Here comes a giant, true cliche:
In 2019, Star Wars changed forever.
The end of trilogy of trilogies with The Rise of Skywalker gave way to something even more radical: live-action, weekly, episodic Star Wars on the small screen. The Mandalorian was a revolution, sparking five years of detours, expansions, wish fulfillment, and surprise.
Star Wars was never thus. There were a couple of Ewok movies in the 1980s, and of course, animated series, but live-action Star Wars of any real quality was the provenance only of the big screen. Now, with six live-action shows having aired, one on the way, and the first of them to meet an early ending, it’s a good time to give the Streaming Star Wars experiment a once-over.
Here is, to my eye, what this revolution has reaped and sown:
Inundation
There’s just a lot more Star Wars in the world.
As much as I love it, and I have an insatiable appetite for it, inevitably, more can begin to mean a little bit less. New Star Wars coming out with something new every couple of months, hours of it, means each individual new show feels less like a super special cultural event and more like a part of the general media landscape. Or, maybe, an event for Star Wars fans in particular, as opposed to an event for, I don’t know, the United States.
Most young fans will never experience the torturous wait and the fantastic relief of finally seeing something you’ve been waiting for over a decade, or even just (!) three years. It’s hard to describe, if you haven’t experienced it, the peaks and valleys of hype and expectation that all that scarcity inspired. It can’t be recreated that in this type of media environment very easily.
There was a time when a new Star Wars movie, like it or not, felt like an event for everyone. Barack Obama ended a press conference with “I’ve got to go watch Star Wars” when The Force Awakens came out. Now, in a more atomized ‘content’ universe, and with the series designed appeal to the faithful Celebration Set (Ahsoka definitely felt like this!), Star Wars streaming makes Star Wars feel a little less rare and precious.

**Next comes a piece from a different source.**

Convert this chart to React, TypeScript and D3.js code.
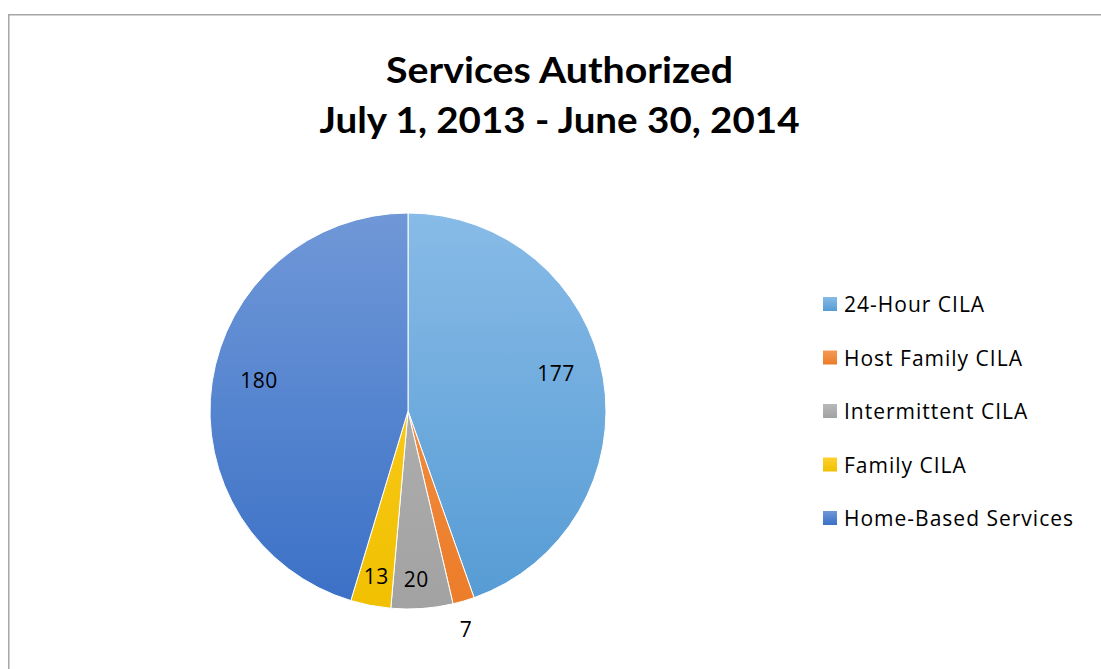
import React from "react";
import * as d3 from "d3";

const categories = ["24-Hour CILA", "Host Family CILA", "Intermittent CILA", "Family CILA", "Home-Based Services"];
const values = [177, 7, 20, 13, 180];
const titleLines = ["Services Authorized", "July 1, 2013 - June 30, 2014"];
const colorsTop = ["#88bbe7", "#f49a55", "#b8b8b8", "#ffd02e", "#7098d8"];
const colorsBottom = ["#559bd4", "#ec7c28", "#a2a2a2", "#f0c000", "#3a70c6"];
const labelRadiusFactor = [0.772, 1.14, 0.85, 0.85, 0.769];
const labelAngleOffsetDeg = [-4.7, 1.4, 1.3, 0, 3.4];

const W = 1101;
const H = 669;
const cx = 408;
const cy = 411;
const R = 198;
const FONT = "Lato, 'Open Sans', sans-serif";
const LEGEND_FONT = "'Open Sans', Lato, sans-serif";

export default function App() {
  const pie = d3.pie<number>().sort(null).value((d) => d);
  const arcs = pie(values);
  const arc = d3.arc<d3.PieArcDatum<number>>().innerRadius(0).outerRadius(R);

  const legendY = d3.scalePoint<string>().domain(categories).range([297, 511]);

  return (
    <div style={{ position: "absolute", left: 0, top: 0 }}>
      <svg width={W} height={H} style={{ display: "block" }}>
        <defs>
          {categories.map((c, i) => (
            <linearGradient key={c} id={`g${i}`} gradientUnits="userSpaceOnUse" x1={0} y1={-R} x2={0} y2={R}>
              <stop offset="0%" stopColor={colorsTop[i]} />
              <stop offset="100%" stopColor={colorsBottom[i]} />
            </linearGradient>
          ))}
          {categories.map((c, i) => (
            <linearGradient key={c + "l"} id={`lg${i}`} x1={0} y1={0} x2={0} y2={1}>
              <stop offset="0%" stopColor={colorsTop[i]} />
              <stop offset="100%" stopColor={colorsBottom[i]} />
            </linearGradient>
          ))}
        </defs>
        <rect x={0} y={0} width={W} height={H} fill="#ffffff" />
        <rect x={8.75} y={14.75} width={W + 20} height={H + 20} fill="none" stroke="#a6a6a6" strokeWidth={1.5} />
        {titleLines.map((t, i) => (
          <text
            key={t}
            x={559.5}
            y={83 + i * 50}
            textAnchor="middle"
            fontFamily={FONT}
            fontWeight="bold"
            fontSize={36}
            fill="#000"
            textLength={i === 0 ? 347 : 480}
            lengthAdjust="spacingAndGlyphs"
          >
            {t}
          </text>
        ))}
        <g transform={`translate(${cx},${cy})`}>
          {arcs.map((a, i) => (
            <path key={"p" + i} d={arc(a) || ""} fill={`url(#g${i})`} stroke="#ffffff" strokeWidth={1} />
          ))}
        </g>
        {arcs.map((a, i) => {
          const mid = (a.startAngle + a.endAngle) / 2 + (labelAngleOffsetDeg[i] * Math.PI) / 180;
          const r = R * labelRadiusFactor[i];
          const x = cx + Math.sin(mid) * r;
          const y = cy - Math.cos(mid) * r;
          return (
            <text
              key={"t" + i}
              x={x}
              y={y}
              textAnchor="middle"
              dominantBaseline="central"
              fontFamily={LEGEND_FONT}
              fontSize={21}
              letterSpacing={0.5}
              fill="#000"
            >
              {values[i]}
            </text>
          );
        })}
        {categories.map((c, i) => (
          <g key={"lg" + c}>
            <rect x={823} y={legendY(c)!} width={14} height={14} fill={`url(#lg${i})`} />
            <text
              x={844}
              y={(legendY(c) as number) + 15}
              fontFamily={LEGEND_FONT}
              fontSize={21}
              letterSpacing={1}
              fill="#000"
            >
              {c}
            </text>
          </g>
        ))}
      </svg>
    </div>
  );
}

Is it all downside? Heck no. I feel like I was taking a walk in a meadow, thinking back on a happy life, when I tripped into a hidden cave full of sparkling gemstones. So much is suddenly here that I never knew I even wanted or could have! But I’m rare: if you put any Star Wars thing in front of me, I will eat it and ask for seconds and thirds. Most people, though, find rare things more precious than common ones. It’s just how value works in most people’s minds.
Experimentation
Is Star Wars a vision quest? A Wagnerian Saga? Is it Tolkien in space, is it CS Lewis? A 70s style retro sci-fi crime drama? Do you want to see Lizzo in Star Wars? Do you want to see digitally de-aged Mark Hamill brandishing a green lightsaber? Ready for a hundred Mandalorians battling stormtroopers with jetpacks? The suburbs of Star Wars? What Star Wars ice cream pops look like? Do you want to see Star Wars fisherman? Do you want to see a Wookie Jedi? An art gallery in Coruscant? Star Wars has never so much live-action room to just try stuff. Most of the experimentation in the past has been relegated to books or comics or video games. Now, we’ve seen new styles, new voices, and new perspectives emerge that the films, with the massive budgets and long lead times, just couldn’t have supported in the same way.
That means we’ve seen things that maybe we never would have on film: live action Ahsoka, Ezra and Sabine; an exploration of life on Coruscant post-ROTJ; Sand People using sign language; Darth Plagueis himself; a lightsaber bled on screen; Dark Troopers; a kangaroo court; a prison break; a Maori dance in the desert; Amy Sedaris as a Tatooine mechanic. Experimentation is everywhere, sometimes just seeming to test what works and discover what doesn’t. This highlights both the malleability and the inscrutability of Star Wars and a definable thing. And it’s so much fun.
Fragmentation
Star Wars streaming series have not been a cohesive, single story told in a linear fashion. In fact, the series are from all over the Star Wars timeline: Obi-Wan Kenobi is Episode III 1/2, but Ahsoka is a part of a what sometimes feels like a completely different story that exists outside the Skywalker Saga. Andor feels like a self-contained mini-saga about a young revolutionary, which ends with Rogue One as it’s third season. These things are released, seemingly, when they’re ready to exist, not to follow one another in a timeline.